Splottlander Sianed Jones and Ailsa Mair Hughes sing and play the violas at the same time. Together they conjure up rich four part harmonies and rhythms that are intoxicating on these ancient resonant instruments that can be bowed or strummed like a guitar. Tinc y Tannau perform playful improvisations, original songs, 16th century pieces and unusual settings of ancient Welsh poetry.
Tinc y Tannau came about after Sianed asked Ailsa to be a deputy for her on a Royal Shakespeare Company production of Cymbeline during the 2016 season. Sianed was asked to sing and play the Bass Viola da Gamba, an unusual combination! As the year went on, both Sianed and Ailsa fell in love with the instrument and by the end of the season decided they wanted to carry on working together and formed Tinc y Tannau.

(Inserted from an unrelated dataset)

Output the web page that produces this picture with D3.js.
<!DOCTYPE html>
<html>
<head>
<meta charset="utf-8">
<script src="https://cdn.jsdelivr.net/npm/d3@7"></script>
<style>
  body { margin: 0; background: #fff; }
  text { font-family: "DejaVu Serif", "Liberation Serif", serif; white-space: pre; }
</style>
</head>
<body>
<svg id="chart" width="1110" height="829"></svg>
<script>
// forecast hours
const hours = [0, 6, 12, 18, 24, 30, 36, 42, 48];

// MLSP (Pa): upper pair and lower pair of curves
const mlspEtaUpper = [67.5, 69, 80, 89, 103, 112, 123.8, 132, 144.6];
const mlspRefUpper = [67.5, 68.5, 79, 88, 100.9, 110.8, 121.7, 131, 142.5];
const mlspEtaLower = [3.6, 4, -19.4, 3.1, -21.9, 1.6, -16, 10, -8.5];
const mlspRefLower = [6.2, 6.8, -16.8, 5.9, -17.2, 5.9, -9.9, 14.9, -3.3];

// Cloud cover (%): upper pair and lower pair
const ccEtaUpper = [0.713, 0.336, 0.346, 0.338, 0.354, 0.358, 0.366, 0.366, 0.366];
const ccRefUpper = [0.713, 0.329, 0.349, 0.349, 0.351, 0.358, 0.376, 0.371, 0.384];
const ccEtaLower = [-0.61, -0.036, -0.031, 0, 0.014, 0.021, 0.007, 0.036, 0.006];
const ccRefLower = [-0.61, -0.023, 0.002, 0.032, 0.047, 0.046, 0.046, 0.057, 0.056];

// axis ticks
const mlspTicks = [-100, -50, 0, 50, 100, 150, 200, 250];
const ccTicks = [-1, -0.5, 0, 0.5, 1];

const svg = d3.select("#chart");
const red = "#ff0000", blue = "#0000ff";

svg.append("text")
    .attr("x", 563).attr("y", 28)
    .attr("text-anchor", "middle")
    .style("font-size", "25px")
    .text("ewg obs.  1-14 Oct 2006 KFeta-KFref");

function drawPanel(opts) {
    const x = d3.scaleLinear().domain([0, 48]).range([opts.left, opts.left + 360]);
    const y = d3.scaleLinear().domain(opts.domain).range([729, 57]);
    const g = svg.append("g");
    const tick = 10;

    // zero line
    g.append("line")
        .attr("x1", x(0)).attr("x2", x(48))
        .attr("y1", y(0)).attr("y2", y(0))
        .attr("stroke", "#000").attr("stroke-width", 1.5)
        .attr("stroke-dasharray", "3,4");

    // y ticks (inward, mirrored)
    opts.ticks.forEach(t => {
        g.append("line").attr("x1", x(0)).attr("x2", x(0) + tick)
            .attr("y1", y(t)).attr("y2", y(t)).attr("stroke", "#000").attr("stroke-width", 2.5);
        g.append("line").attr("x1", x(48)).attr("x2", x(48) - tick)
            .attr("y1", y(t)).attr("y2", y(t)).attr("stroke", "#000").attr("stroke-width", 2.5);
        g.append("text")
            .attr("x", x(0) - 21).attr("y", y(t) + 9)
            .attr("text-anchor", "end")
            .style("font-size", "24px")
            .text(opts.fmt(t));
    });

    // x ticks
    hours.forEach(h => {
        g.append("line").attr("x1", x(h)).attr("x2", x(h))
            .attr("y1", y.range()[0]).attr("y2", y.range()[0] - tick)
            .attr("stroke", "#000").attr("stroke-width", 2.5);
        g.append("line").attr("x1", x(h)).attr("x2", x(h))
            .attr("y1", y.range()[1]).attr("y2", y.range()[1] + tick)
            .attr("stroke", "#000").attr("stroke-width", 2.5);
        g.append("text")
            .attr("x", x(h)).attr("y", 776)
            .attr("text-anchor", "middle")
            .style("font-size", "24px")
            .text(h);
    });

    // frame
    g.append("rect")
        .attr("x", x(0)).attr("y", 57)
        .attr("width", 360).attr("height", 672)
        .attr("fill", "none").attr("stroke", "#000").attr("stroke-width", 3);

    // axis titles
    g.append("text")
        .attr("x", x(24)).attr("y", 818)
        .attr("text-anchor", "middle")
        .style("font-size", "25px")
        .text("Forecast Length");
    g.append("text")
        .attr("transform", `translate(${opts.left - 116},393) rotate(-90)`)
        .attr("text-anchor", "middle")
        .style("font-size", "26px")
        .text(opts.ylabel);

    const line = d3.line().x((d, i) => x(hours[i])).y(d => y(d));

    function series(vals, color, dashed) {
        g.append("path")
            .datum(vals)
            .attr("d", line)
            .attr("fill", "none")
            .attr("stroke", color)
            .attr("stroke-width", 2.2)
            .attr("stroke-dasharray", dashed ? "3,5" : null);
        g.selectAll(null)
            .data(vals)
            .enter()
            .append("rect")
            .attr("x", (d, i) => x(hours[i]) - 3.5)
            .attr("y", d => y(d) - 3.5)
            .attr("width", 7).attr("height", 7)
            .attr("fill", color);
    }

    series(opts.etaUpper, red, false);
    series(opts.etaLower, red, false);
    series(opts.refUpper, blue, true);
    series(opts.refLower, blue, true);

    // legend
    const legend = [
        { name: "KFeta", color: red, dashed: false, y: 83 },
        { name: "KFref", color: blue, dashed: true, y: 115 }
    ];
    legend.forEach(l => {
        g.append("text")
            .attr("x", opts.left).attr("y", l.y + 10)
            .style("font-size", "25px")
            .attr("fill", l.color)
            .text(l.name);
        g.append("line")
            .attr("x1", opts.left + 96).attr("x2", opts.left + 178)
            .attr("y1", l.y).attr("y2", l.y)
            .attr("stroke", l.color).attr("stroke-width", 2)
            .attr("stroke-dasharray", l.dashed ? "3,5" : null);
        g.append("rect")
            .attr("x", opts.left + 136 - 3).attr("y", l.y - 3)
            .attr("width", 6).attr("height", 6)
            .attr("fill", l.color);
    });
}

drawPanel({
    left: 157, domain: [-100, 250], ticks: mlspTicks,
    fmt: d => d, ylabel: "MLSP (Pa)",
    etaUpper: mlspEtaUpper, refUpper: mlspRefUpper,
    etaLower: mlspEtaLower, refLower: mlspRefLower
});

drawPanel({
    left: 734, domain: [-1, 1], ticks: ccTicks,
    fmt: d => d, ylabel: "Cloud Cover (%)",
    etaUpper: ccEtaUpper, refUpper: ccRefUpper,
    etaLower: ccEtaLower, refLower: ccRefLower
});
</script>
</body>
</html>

The duo has been well-received, with their Premier Show at the 2016 Storytelling Festival at Aberystwyth Arts Centre garnering this amazing review by Sam Robinson:
“Somebody, I think it was Gustav Mahler, once said something along the lines of ‘maintaining living tradition means tending a flame, not worshipping ashes’. Some might deem it blasé to open a review with recourse to so bold a statement, and they would generally be correct, but this occasion is, I feel, a deserving exception. Tinc Y Tannau, meaning ‘the kick of the strings’, are Ailsa Mair Hughes and Sianed Jones. They play Bass viola da gamba, a deliciously obscure cousin of the cello, whilst singing, it has been said, in the manner of some elemental Brythonic yoiking, if you can imagine such a thing.

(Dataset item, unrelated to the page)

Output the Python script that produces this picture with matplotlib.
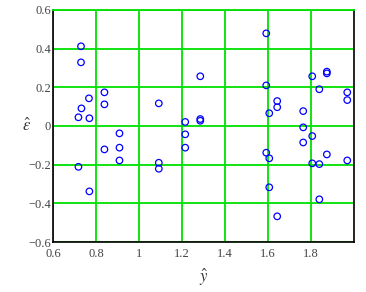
import matplotlib
matplotlib.use("Agg")
import matplotlib.pyplot as plt
import numpy as np

# fitted values (y hat) and residuals (epsilon hat)
y_hat = [0.730, 0.730, 0.767, 0.839, 0.839, 0.732, 0.718, 0.769, 1.092, 0.909,
         0.839, 0.909, 0.909, 0.718, 0.769, 1.092, 1.092,
         1.215, 1.215, 1.215,
         1.285, 1.285, 1.285, 1.592, 1.592, 1.643, 1.643, 1.606, 1.764, 1.764,
         1.764, 1.806, 1.839, 1.874, 1.874, 1.969, 1.969, 1.806,
         1.592, 1.606, 1.806, 1.839, 1.874, 1.969, 1.606, 1.839, 1.643]
resid = [0.412, 0.329, 0.143, 0.174, 0.112, 0.091, 0.045, 0.040, 0.117, -0.038,
         -0.121, -0.112, -0.178, -0.211, -0.338, -0.190, -0.221,
         0.021, -0.043, -0.112,
         0.257, 0.036, 0.027, 0.479, 0.210, 0.129, 0.097, 0.066, 0.077, -0.007,
         -0.085, 0.257, 0.190, 0.281, 0.272, 0.174, 0.134, -0.052,
         -0.138, -0.167, -0.193, -0.197, -0.147, -0.178, -0.317, -0.379, -0.467]

x_ticks = [0.6, 0.8, 1.0, 1.2, 1.4, 1.6, 1.8]
x_labels = ["0.6", "0.8", "1", "1.2", "1.4", "1.6", "1.8"]
y_ticks = [-0.6, -0.4, -0.2, 0, 0.2, 0.4, 0.6]
y_labels = ["\u22120.6", "\u22120.4", "\u22120.2", "0", "0.2", "0.4", "0.6"]

plt.rcParams['font.family'] = ['Liberation Serif', 'DejaVu Serif']
plt.rcParams['mathtext.fontset'] = 'stix'

fig = plt.figure(figsize=(3.66, 2.92), dpi=100)
ax = fig.add_axes([0.145, 0.171, 0.822, 0.795])

grid_c = '#00e000'
ax.set_xlim(0.6, 2.0)
ax.set_ylim(-0.6, 0.6)
ax.set_xticks(x_ticks)
ax.set_xticklabels(x_labels)
ax.set_yticks(y_ticks)
ax.set_yticklabels(y_labels)
ax.tick_params(length=0, labelsize=9, colors='#444444')
ax.tick_params(axis='y', pad=1.5)
ax.tick_params(axis='x', pad=4.5)
ax.grid(True, color=grid_c, linewidth=1.3)
ax.set_axisbelow(True)

for s in ['left', 'bottom', 'right']:
    ax.spines[s].set_color('black')
    ax.spines[s].set_linewidth(1.2)
ax.spines['top'].set_color(grid_c)
ax.spines['top'].set_linewidth(1.3)

ax.scatter(y_hat, resid, s=22, facecolors='none', edgecolors='#0000ff',
           linewidths=0.9, zorder=3, clip_on=False)

ax.set_xlabel(r'$\hat{y}$', fontsize=12, labelpad=5, color='#333333')
ax.yaxis.set_label_coords(-0.088, 0.5)
ax.set_ylabel(r'$\hat{\varepsilon}$', fontsize=12, rotation=0,
              va='center', ha='center', color='#333333')

fig.savefig('out.png', dpi=100)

“Their set ranged across a startling territory of original material, ancient Welsh poetry, a lullaby scribbled in the margins of the oldest written poem in Britain, and a number of improvisations springing from various wells, including the very visions that surrounded us in the Arts Centre gallery; visions from the otherworld of Welsh mythology made flesh in paint, ink and charcoal. This is a rare sound that both inspires and utterly silences; my mind flowered in thought whilst my heart was washed, lulled and lifted in the woven swell of strings and voice.
“Their wild sound is a teaching-voice from the salt-marshes of our past; it is the shockingly gentle song-cry of the hounds of Annwfn; it is the starlings bristling into murmuration down under the pier; it is the sound your heart wants to make sometimes; and it is something yet unsaid. It is a-roving-about, and yet is deeply rooted in its place. Their re-imagining of tradition allows our imaginations to at once soar about and plunge deeply into life. This is precisely the kind of song we need to be listening to in a time as fragmented, urgent and playful as the one we find ourselves in, so that we might feel our feet firmly upon the earth, with hearts full of daring.”
One of the duo’s highlights was dragging their Bass Viols half way up a mountain on the longest day at summer solstice to welcome the sun back at winter solstice close to a roaring fire. Sounds pretty close to perfect!
The girls are setting up a UK tour for September/ October 2018 and Cardiff is definitely going to be one of the gigs. They are going into a recording studio in March so you never know this might be the beginning of a full length CD release!